◆ PROBLEM
Retype only the lines from the one containing "Give me the Chart.js source for this chart." through the one containing "1.32e-7, 2.0e-7, 1.51e-7];", both included, word for word. Pictures stay out of the copy.

◆ DATA TO PROCESS
□ □ □ □
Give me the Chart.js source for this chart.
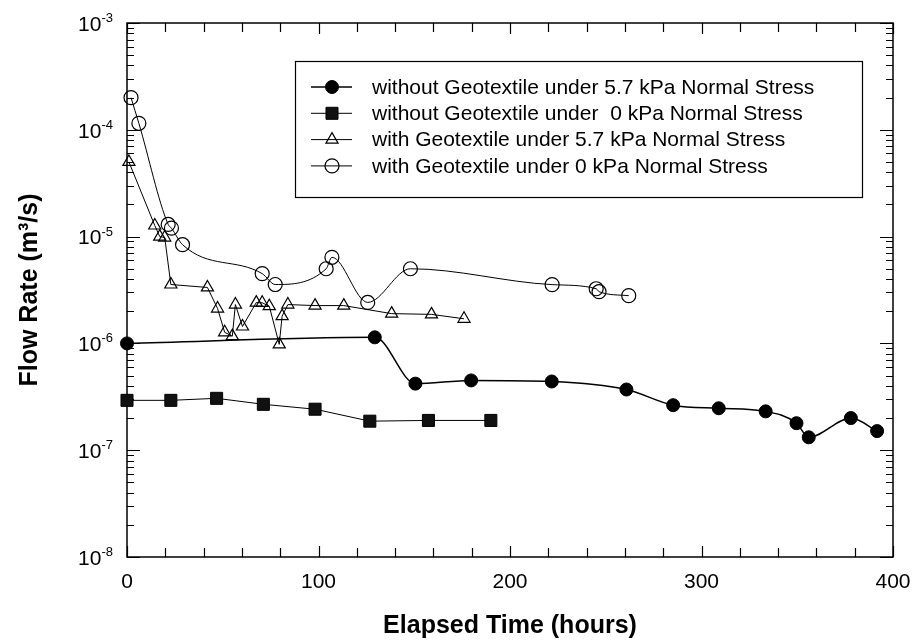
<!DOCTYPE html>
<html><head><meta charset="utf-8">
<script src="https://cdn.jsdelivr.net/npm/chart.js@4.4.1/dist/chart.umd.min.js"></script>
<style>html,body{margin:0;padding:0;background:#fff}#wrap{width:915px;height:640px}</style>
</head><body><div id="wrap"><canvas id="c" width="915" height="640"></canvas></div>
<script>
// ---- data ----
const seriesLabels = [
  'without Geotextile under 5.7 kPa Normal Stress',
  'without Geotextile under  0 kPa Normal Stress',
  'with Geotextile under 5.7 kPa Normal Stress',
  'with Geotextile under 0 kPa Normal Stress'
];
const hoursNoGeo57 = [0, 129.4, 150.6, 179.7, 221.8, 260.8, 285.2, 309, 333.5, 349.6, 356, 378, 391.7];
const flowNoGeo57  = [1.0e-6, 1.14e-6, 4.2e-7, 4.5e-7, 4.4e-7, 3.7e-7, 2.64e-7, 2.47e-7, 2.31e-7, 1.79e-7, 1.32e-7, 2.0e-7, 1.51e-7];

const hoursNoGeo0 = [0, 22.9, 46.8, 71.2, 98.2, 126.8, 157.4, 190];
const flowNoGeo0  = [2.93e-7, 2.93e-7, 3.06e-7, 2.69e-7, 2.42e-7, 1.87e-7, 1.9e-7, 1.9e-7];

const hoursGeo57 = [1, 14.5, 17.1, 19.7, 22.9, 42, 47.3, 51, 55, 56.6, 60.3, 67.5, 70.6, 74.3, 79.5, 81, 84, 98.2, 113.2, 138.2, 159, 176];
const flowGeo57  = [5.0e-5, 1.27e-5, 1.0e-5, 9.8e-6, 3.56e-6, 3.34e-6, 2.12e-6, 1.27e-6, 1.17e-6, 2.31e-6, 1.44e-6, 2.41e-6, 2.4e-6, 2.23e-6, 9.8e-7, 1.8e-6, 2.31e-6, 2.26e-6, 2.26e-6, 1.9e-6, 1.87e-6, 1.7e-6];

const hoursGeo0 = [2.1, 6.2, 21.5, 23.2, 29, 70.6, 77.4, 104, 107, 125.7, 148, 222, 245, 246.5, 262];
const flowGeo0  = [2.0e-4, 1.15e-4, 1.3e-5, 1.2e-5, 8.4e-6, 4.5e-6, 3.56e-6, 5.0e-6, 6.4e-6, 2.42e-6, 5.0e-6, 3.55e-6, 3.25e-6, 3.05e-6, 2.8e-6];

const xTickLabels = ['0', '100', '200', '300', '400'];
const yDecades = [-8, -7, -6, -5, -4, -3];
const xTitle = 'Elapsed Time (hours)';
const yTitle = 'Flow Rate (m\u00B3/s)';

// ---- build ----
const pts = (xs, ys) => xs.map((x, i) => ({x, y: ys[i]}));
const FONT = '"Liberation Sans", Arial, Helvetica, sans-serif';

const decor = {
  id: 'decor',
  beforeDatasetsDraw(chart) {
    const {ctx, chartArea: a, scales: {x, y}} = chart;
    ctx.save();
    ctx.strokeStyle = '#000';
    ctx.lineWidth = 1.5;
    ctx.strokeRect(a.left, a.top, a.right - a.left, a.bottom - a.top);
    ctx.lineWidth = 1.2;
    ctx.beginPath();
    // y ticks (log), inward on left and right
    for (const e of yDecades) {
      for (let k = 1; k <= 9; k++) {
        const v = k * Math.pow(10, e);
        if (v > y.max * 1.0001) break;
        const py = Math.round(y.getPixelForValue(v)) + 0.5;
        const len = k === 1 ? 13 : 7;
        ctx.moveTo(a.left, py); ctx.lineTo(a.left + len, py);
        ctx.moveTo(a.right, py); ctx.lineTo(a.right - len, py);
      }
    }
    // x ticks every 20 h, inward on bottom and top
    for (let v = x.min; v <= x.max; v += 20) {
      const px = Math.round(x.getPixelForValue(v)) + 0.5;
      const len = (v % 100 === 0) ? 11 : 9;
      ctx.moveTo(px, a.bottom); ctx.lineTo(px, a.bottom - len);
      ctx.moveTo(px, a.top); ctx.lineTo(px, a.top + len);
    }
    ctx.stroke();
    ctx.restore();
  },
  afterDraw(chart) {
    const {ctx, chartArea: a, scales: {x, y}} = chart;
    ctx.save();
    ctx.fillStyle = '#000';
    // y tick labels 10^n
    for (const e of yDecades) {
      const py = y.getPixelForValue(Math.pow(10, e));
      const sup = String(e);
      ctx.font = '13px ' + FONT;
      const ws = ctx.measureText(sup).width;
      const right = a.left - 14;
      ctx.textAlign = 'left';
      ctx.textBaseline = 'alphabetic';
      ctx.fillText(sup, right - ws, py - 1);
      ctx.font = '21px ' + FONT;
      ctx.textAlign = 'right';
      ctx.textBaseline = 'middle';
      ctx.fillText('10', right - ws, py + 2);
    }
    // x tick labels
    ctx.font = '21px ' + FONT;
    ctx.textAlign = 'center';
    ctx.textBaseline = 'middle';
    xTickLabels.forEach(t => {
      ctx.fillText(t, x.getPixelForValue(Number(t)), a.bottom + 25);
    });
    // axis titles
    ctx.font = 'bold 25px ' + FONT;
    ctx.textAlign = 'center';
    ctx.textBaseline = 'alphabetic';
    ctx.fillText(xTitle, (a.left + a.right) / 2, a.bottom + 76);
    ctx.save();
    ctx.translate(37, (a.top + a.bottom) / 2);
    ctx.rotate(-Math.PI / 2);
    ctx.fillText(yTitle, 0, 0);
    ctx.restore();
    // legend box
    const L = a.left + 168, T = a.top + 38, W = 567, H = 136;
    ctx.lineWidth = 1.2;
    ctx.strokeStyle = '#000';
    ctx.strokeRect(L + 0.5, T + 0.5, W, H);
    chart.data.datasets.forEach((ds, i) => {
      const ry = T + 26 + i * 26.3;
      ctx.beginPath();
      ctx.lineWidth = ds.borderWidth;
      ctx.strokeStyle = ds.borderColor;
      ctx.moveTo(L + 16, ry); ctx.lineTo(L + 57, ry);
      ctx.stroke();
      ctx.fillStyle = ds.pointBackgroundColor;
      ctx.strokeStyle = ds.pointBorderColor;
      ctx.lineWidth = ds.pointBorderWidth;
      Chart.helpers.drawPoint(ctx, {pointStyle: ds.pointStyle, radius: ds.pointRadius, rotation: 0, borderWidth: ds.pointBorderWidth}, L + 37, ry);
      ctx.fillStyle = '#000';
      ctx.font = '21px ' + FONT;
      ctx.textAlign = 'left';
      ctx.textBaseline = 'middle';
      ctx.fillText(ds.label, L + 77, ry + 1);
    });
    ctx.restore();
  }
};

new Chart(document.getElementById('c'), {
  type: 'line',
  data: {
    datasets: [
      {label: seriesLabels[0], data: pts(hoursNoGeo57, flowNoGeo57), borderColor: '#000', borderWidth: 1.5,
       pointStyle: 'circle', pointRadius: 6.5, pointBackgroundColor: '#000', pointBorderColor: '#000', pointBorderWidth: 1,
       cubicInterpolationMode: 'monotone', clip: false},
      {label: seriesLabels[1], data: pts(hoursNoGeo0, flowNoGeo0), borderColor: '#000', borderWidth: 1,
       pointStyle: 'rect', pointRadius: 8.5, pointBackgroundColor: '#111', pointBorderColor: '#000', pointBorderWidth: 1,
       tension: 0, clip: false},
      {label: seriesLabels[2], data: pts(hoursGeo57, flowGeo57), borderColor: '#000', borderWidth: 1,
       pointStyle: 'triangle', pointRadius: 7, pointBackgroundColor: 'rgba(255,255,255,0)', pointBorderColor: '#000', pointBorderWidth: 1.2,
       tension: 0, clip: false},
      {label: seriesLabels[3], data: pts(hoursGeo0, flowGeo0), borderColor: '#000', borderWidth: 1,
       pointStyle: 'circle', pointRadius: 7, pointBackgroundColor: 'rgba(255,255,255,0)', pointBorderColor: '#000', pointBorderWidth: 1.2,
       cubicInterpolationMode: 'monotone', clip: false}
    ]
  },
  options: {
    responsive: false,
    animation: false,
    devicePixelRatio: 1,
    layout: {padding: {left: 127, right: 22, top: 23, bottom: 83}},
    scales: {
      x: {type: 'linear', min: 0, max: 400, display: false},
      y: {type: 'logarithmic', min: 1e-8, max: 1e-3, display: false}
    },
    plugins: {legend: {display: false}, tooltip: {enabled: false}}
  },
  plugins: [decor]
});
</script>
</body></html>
□ □ □ □
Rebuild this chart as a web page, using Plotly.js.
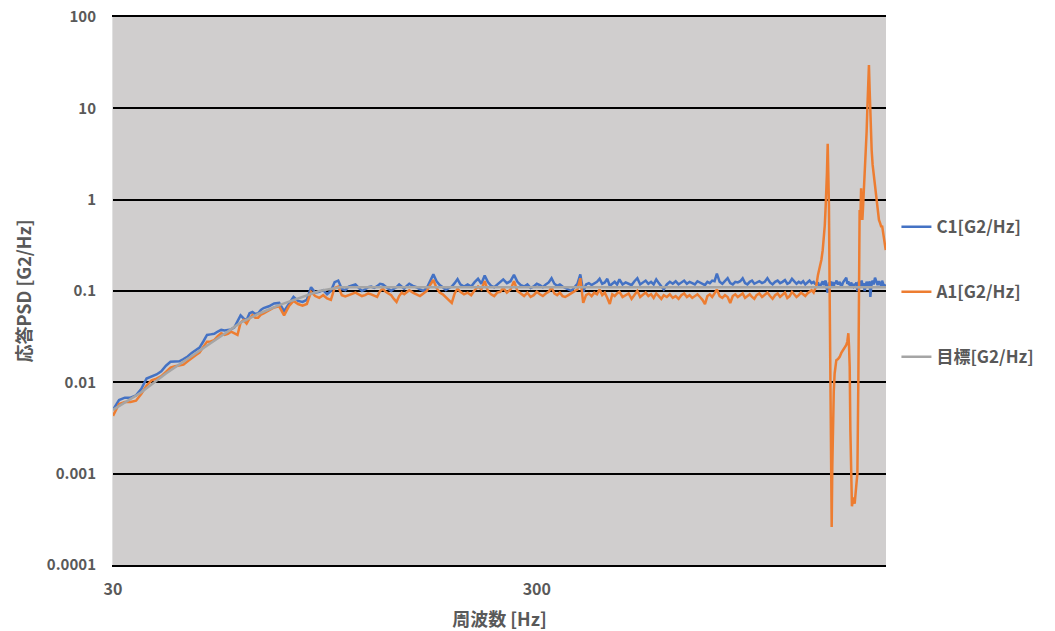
□ □ □ □
◆ SOLUTION FOR THIS PROBLEM
Give me the Chart.js source for this chart.
<!DOCTYPE html>
<html><head><meta charset="utf-8">
<script src="https://cdn.jsdelivr.net/npm/chart.js@4.4.1/dist/chart.umd.min.js"></script>
<style>html,body{margin:0;padding:0;background:#fff}#wrap{width:915px;height:640px}</style>
</head><body><div id="wrap"><canvas id="c" width="915" height="640"></canvas></div>
<script>
// ---- data ----
const seriesLabels = [
  'without Geotextile under 5.7 kPa Normal Stress',
  'without Geotextile under  0 kPa Normal Stress',
  'with Geotextile under 5.7 kPa Normal Stress',
  'with Geotextile under 0 kPa Normal Stress'
];
const hoursNoGeo57 = [0, 129.4, 150.6, 179.7, 221.8, 260.8, 285.2, 309, 333.5, 349.6, 356, 378, 391.7];
const flowNoGeo57  = [1.0e-6, 1.14e-6, 4.2e-7, 4.5e-7, 4.4e-7, 3.7e-7, 2.64e-7, 2.47e-7, 2.31e-7, 1.79e-7, 1.32e-7, 2.0e-7, 1.51e-7];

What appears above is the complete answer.